Given problem
Copy the lines holding the word "this", all of them.

## BEGIN Record list

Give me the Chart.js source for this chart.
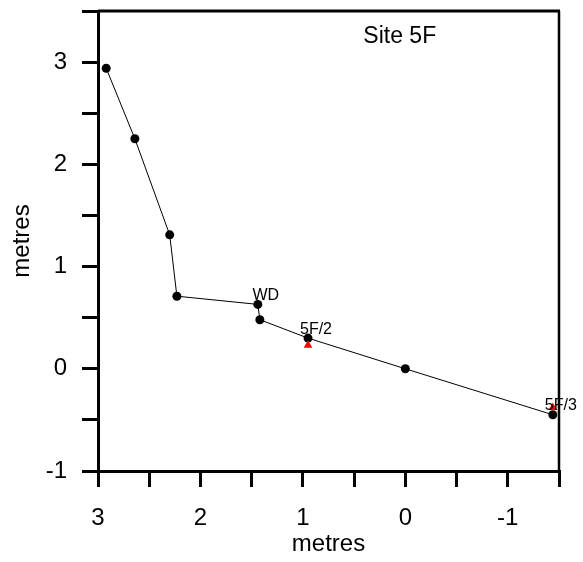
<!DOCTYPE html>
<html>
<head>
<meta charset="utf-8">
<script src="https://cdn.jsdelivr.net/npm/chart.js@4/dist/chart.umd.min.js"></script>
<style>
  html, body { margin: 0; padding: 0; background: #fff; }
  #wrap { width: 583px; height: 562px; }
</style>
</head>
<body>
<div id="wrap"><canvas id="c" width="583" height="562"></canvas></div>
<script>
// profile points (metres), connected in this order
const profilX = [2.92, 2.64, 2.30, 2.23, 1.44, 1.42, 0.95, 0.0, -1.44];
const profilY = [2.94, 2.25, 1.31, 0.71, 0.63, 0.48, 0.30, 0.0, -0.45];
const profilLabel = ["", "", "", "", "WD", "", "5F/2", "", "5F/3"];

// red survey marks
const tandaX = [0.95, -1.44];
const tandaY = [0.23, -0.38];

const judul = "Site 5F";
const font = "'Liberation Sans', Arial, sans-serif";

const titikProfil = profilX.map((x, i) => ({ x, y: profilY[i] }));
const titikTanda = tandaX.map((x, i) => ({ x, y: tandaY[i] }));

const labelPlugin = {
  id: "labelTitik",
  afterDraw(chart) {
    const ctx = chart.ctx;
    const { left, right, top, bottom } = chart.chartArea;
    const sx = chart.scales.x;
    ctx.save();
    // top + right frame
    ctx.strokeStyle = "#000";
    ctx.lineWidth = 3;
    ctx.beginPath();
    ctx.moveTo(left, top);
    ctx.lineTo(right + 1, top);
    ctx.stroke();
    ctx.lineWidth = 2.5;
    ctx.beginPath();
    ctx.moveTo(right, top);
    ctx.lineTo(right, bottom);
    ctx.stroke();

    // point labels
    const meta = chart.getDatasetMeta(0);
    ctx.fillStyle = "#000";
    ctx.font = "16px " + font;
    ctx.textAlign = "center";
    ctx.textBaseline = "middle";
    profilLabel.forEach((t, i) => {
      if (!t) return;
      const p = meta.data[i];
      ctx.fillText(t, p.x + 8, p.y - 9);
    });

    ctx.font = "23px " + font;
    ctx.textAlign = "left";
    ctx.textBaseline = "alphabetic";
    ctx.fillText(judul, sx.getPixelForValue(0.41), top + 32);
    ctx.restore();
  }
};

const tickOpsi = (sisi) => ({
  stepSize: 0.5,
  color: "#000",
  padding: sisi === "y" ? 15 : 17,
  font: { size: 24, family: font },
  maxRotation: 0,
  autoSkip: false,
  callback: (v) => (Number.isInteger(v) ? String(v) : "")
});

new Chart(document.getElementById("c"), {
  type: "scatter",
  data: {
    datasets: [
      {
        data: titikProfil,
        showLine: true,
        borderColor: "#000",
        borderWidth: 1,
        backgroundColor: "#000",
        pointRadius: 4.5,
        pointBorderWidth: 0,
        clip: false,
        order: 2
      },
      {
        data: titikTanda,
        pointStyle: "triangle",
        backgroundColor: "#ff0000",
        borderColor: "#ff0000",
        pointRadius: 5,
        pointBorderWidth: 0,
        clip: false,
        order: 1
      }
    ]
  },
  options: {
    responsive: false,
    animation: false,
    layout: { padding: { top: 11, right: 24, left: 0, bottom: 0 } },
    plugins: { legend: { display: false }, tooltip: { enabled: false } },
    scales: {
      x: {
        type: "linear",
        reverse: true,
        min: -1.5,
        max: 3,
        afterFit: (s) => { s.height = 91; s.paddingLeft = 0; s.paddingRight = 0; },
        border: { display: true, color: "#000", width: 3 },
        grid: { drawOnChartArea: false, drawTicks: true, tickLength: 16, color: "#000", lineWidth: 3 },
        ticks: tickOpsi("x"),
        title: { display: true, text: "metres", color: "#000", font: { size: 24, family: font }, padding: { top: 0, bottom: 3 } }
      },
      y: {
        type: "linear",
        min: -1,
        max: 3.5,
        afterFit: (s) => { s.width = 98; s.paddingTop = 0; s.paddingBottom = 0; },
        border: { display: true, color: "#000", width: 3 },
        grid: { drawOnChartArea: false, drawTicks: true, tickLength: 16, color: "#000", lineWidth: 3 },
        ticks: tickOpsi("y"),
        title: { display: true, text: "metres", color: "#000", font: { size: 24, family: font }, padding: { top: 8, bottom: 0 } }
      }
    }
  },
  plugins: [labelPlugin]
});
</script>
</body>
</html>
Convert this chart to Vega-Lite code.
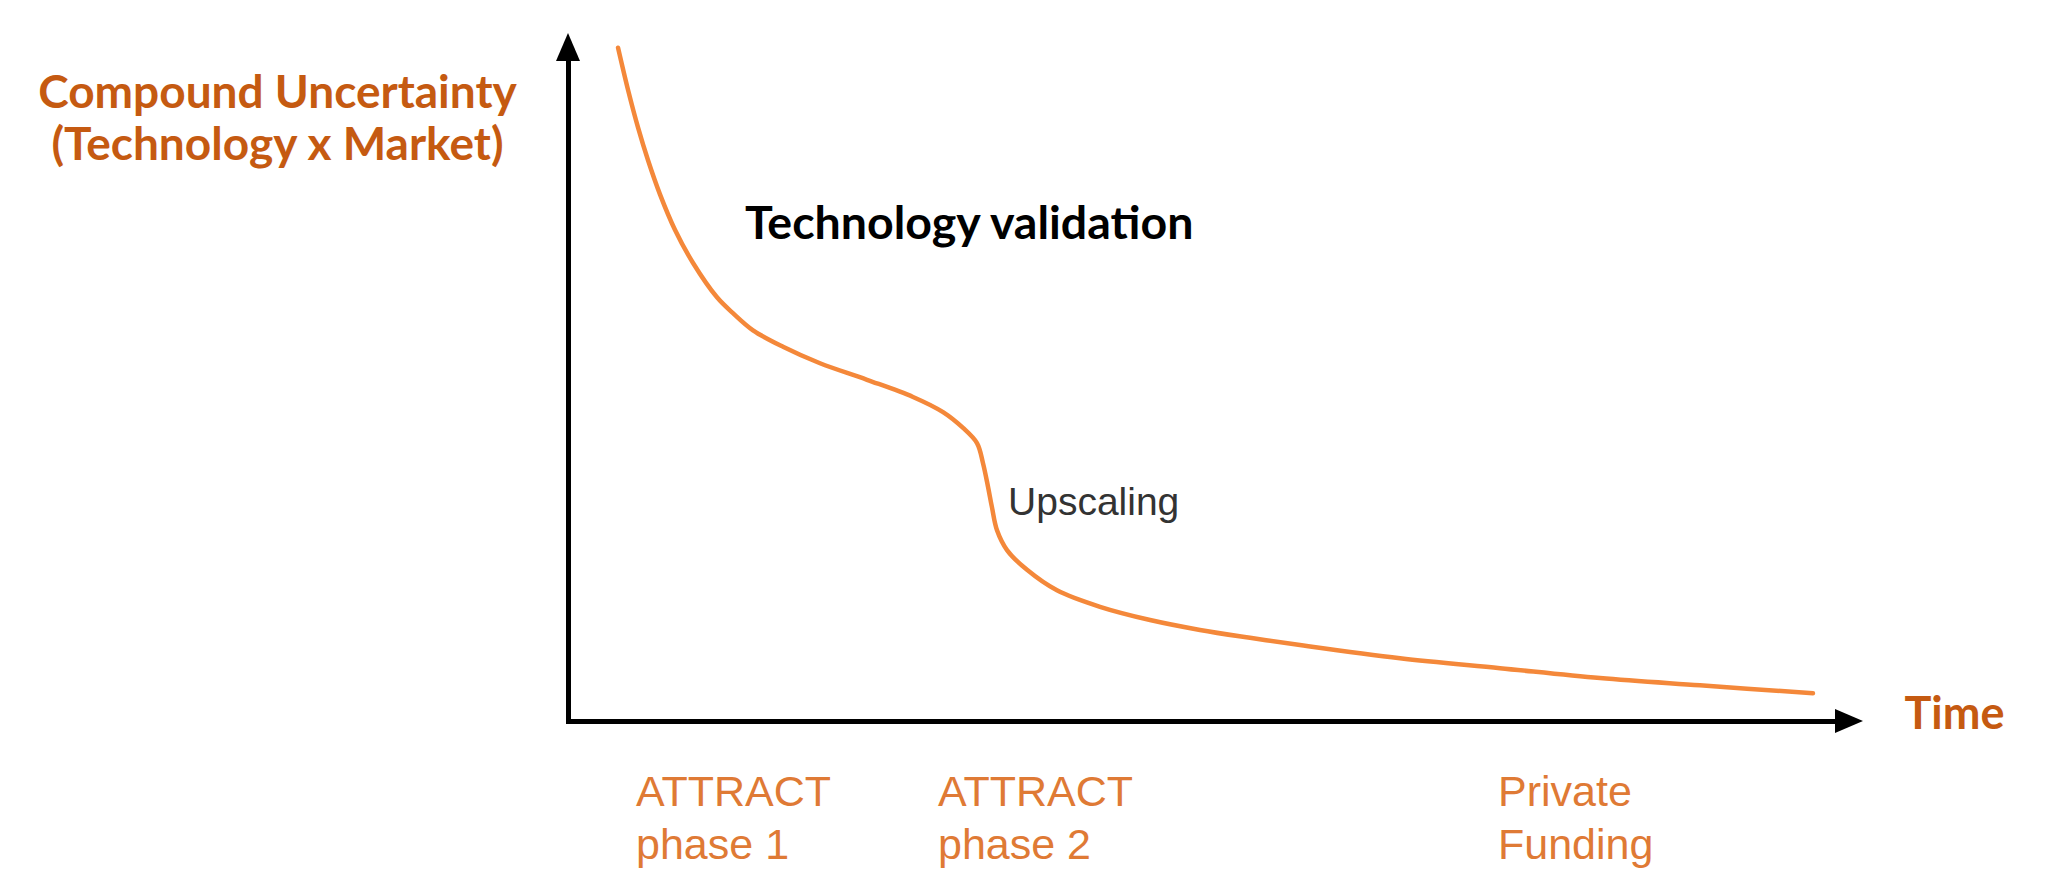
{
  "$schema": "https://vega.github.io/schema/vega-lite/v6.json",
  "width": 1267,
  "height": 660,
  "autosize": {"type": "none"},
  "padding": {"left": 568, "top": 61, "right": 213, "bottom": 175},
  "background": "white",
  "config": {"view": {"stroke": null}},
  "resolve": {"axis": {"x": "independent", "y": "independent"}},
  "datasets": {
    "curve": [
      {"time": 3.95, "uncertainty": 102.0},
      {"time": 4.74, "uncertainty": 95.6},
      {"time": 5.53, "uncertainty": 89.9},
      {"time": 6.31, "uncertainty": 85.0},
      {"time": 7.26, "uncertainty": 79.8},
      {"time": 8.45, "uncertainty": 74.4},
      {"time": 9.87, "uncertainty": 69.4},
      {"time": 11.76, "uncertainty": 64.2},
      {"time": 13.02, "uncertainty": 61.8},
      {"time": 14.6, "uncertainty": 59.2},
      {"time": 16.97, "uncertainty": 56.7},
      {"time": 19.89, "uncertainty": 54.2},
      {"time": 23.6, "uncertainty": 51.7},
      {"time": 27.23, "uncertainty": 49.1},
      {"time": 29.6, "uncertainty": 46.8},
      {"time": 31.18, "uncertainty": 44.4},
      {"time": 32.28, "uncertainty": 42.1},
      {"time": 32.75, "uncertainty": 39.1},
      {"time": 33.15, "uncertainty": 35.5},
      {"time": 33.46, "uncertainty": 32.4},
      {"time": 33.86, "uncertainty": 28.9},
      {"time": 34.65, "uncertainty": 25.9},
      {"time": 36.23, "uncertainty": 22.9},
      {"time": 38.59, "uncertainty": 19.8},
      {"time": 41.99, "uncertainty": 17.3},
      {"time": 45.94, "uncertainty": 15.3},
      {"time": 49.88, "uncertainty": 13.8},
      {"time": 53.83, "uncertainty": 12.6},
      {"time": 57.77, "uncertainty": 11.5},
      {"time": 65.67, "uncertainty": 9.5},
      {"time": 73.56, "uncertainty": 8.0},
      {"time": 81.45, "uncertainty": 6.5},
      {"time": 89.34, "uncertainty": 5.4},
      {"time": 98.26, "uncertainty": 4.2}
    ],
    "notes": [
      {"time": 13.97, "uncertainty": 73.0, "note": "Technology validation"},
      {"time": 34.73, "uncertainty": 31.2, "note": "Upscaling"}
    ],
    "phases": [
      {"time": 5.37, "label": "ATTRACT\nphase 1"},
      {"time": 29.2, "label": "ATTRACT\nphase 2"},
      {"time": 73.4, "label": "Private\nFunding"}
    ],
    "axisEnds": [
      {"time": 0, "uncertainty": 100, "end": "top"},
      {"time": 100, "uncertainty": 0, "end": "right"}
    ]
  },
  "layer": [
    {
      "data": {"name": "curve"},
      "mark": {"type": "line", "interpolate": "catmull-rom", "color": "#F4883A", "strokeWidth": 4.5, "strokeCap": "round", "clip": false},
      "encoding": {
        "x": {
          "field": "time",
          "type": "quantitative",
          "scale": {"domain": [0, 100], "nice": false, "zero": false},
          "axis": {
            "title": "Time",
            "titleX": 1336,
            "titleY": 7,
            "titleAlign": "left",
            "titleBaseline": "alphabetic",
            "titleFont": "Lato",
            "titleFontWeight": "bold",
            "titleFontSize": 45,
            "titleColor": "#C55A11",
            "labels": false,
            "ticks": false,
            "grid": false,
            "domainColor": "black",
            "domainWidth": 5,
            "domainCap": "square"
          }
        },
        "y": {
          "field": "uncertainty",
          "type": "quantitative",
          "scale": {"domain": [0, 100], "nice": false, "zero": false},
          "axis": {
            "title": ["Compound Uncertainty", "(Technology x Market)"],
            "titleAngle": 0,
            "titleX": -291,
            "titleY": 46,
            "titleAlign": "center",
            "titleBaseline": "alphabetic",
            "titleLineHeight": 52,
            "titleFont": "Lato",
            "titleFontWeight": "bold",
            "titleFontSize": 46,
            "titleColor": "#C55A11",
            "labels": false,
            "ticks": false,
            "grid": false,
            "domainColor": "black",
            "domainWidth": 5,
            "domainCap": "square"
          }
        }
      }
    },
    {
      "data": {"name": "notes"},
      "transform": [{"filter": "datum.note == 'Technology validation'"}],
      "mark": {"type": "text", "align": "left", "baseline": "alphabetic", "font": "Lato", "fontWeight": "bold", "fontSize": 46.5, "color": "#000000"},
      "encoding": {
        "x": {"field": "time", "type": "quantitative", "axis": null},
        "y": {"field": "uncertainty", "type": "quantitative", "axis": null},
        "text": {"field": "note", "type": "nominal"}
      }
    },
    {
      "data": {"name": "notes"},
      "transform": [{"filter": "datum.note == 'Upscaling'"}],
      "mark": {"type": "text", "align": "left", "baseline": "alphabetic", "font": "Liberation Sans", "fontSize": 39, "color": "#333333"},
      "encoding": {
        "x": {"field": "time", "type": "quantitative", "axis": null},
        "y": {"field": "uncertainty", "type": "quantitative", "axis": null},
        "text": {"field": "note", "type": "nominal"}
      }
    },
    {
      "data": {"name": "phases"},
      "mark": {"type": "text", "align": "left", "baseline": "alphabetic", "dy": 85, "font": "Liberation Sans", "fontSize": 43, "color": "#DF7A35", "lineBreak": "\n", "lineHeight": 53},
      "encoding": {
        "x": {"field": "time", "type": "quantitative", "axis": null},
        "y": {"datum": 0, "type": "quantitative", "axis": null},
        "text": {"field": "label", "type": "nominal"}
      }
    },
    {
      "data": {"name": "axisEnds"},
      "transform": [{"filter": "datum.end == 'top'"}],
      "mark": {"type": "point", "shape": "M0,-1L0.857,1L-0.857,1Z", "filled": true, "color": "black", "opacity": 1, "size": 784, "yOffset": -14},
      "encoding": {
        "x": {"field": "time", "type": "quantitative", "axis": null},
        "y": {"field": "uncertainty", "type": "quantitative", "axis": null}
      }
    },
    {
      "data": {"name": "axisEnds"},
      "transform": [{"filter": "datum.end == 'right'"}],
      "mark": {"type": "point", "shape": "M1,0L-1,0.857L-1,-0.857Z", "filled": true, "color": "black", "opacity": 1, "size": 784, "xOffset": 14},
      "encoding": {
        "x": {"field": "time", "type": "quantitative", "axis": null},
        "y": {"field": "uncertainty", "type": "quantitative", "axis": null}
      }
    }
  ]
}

## END Record list

Written solution
Give me the Chart.js source for this chart.
// profile points (metres), connected in this order
Convert this chart to Vega-Lite code.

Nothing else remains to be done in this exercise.